*What you are asked to do*. Repeat the listing that follows, character for character, minus the pictures.
* Begin Data *
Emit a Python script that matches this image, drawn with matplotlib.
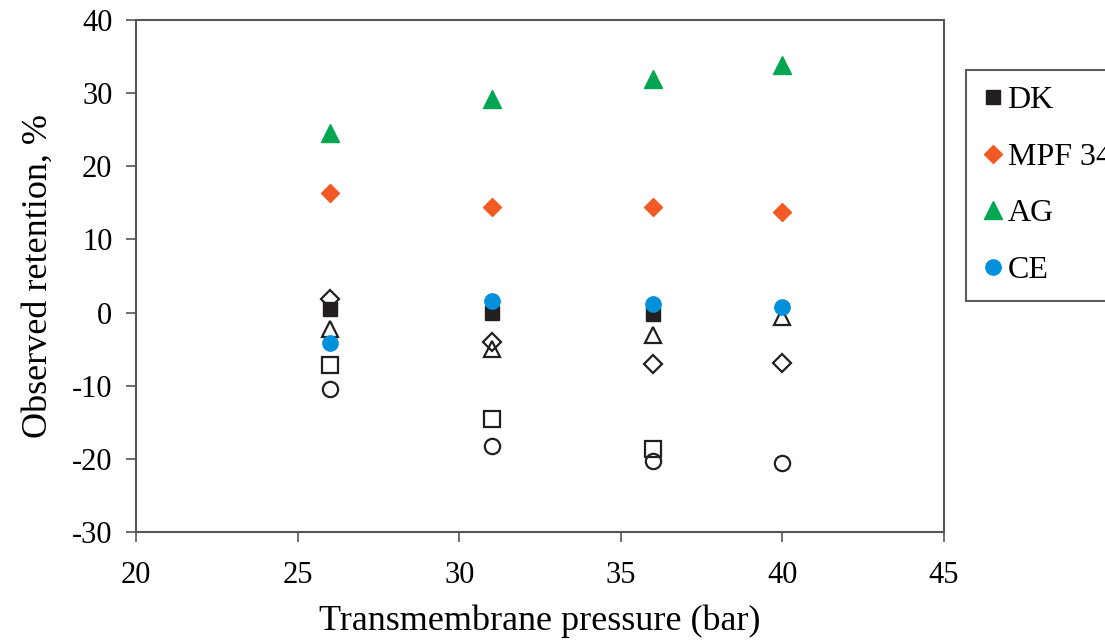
import matplotlib
matplotlib.use("Agg")
import matplotlib.pyplot as plt
import numpy as np

plt.rcParams['font.family'] = ['Liberation Serif', 'DejaVu Serif']
plt.rcParams['axes.unicode_minus'] = False

# transmembrane pressure, bar
pressure = [26, 31, 36, 40]

# filled symbols (legend series)
dk = [0.5, 0.0, -0.2, np.nan]
mpf34 = [16.3, 14.4, 14.5, 13.7]
ag = [24.6, 29.2, 32.0, 33.8]
ce = [-4.1, 1.6, 1.2, 0.7]

# open symbols (no legend entry)
open_square = [-7.1, -14.5, -18.6, np.nan]
open_diamond = [1.9, -4.0, -7.0, -6.9]
open_triangle = [-2.2, -5.0, -3.0, -0.6]
open_circle = [-10.5, -18.3, -20.3, -20.6]

fig = plt.figure(figsize=(11.05, 6.4), dpi=100)
ax = fig.add_axes([136 / 1105, 1 - 532 / 640, (944 - 136) / 1105, (532 - 20) / 640])

# open markers first, filled ones on top
ow = 1.6
ax.plot(pressure, open_square, ls='none', marker='s', ms=11, mfc='none', mec='#231f20', mew=ow)
ax.plot(pressure, open_diamond, ls='none', marker='D', ms=9, mfc='none', mec='#231f20', mew=ow)
ax.plot(pressure, open_triangle, ls='none', marker='^', ms=12, mfc='none', mec='#231f20', mew=ow)
ax.plot(pressure, open_circle, ls='none', marker='o', ms=11, mfc='none', mec='#231f20', mew=ow)

ax.plot(pressure, dk, ls='none', marker='s', ms=10, color='#231f20', label='DK')
ax.plot(pressure, mpf34, ls='none', marker='D', ms=9, color='#f15a24', label='MPF 34')
ax.plot(pressure, ag, ls='none', marker='^', ms=13, color='#00a651', label='AG')
ax.plot(pressure, ce, ls='none', marker='o', ms=11, color='#0091da', label='CE')

ax.set_xlim(20, 45)
ax.set_ylim(-30, 40)
ax.set_xticks(np.arange(20, 46, 5))
ax.set_yticks(np.arange(-30, 41, 10))
ax.tick_params(direction='out', length=7, width=1.2, color='#555555', labelsize=22)
ax.tick_params(axis='x', pad=14)
ax.tick_params(axis='y', pad=10)

for s in ax.spines.values():
    s.set_color('#555555')
    s.set_linewidth(1.5)

ax.set_xlabel('Transmembrane pressure (bar)', fontsize=26, labelpad=10)
ax.set_ylabel('Observed retention, %', fontsize=26, labelpad=12)

# legend box runs past the right edge, as in the original
leg = fig.legend(loc='upper left', bbox_to_anchor=(966 / 1105, 1 - 70 / 640),
                 fontsize=23, frameon=True, fancybox=False, edgecolor='#333333',
                 borderaxespad=0, handletextpad=0.1, handlelength=0.7,
                 labelspacing=0.85, borderpad=0.5, numpoints=1)
leg.get_frame().set_linewidth(1.5)

fig.savefig('out.png', dpi=100)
* End Data *
*Expected answer*.
Emit a Python script that matches this image, drawn with matplotlib.
import matplotlib
matplotlib.use("Agg")
import matplotlib.pyplot as plt
import numpy as np

plt.rcParams['font.family'] = ['Liberation Serif', 'DejaVu Serif']
plt.rcParams['axes.unicode_minus'] = False

# transmembrane pressure, bar
pressure = [26, 31, 36, 40]

# filled symbols (legend series)
dk = [0.5, 0.0, -0.2, np.nan]
mpf34 = [16.3, 14.4, 14.5, 13.7]
ag = [24.6, 29.2, 32.0, 33.8]
ce = [-4.1, 1.6, 1.2, 0.7]

# open symbols (no legend entry)
open_square = [-7.1, -14.5, -18.6, np.nan]
open_diamond = [1.9, -4.0, -7.0, -6.9]
open_triangle = [-2.2, -5.0, -3.0, -0.6]
open_circle = [-10.5, -18.3, -20.3, -20.6]

fig = plt.figure(figsize=(11.05, 6.4), dpi=100)
ax = fig.add_axes([136 / 1105, 1 - 532 / 640, (944 - 136) / 1105, (532 - 20) / 640])

# open markers first, filled ones on top
ow = 1.6
ax.plot(pressure, open_square, ls='none', marker='s', ms=11, mfc='none', mec='#231f20', mew=ow)
ax.plot(pressure, open_diamond, ls='none', marker='D', ms=9, mfc='none', mec='#231f20', mew=ow)
ax.plot(pressure, open_triangle, ls='none', marker='^', ms=12, mfc='none', mec='#231f20', mew=ow)
ax.plot(pressure, open_circle, ls='none', marker='o', ms=11, mfc='none', mec='#231f20', mew=ow)

ax.plot(pressure, dk, ls='none', marker='s', ms=10, color='#231f20', label='DK')
ax.plot(pressure, mpf34, ls='none', marker='D', ms=9, color='#f15a24', label='MPF 34')
ax.plot(pressure, ag, ls='none', marker='^', ms=13, color='#00a651', label='AG')
ax.plot(pressure, ce, ls='none', marker='o', ms=11, color='#0091da', label='CE')

ax.set_xlim(20, 45)
ax.set_ylim(-30, 40)
ax.set_xticks(np.arange(20, 46, 5))
ax.set_yticks(np.arange(-30, 41, 10))
ax.tick_params(direction='out', length=7, width=1.2, color='#555555', labelsize=22)
ax.tick_params(axis='x', pad=14)
ax.tick_params(axis='y', pad=10)

for s in ax.spines.values():
    s.set_color('#555555')
    s.set_linewidth(1.5)

ax.set_xlabel('Transmembrane pressure (bar)', fontsize=26, labelpad=10)
ax.set_ylabel('Observed retention, %', fontsize=26, labelpad=12)

# legend box runs past the right edge, as in the original
leg = fig.legend(loc='upper left', bbox_to_anchor=(966 / 1105, 1 - 70 / 640),
                 fontsize=23, frameon=True, fancybox=False, edgecolor='#333333',
                 borderaxespad=0, handletextpad=0.1, handlelength=0.7,
                 labelspacing=0.85, borderpad=0.5, numpoints=1)
leg.get_frame().set_linewidth(1.5)

fig.savefig('out.png', dpi=100)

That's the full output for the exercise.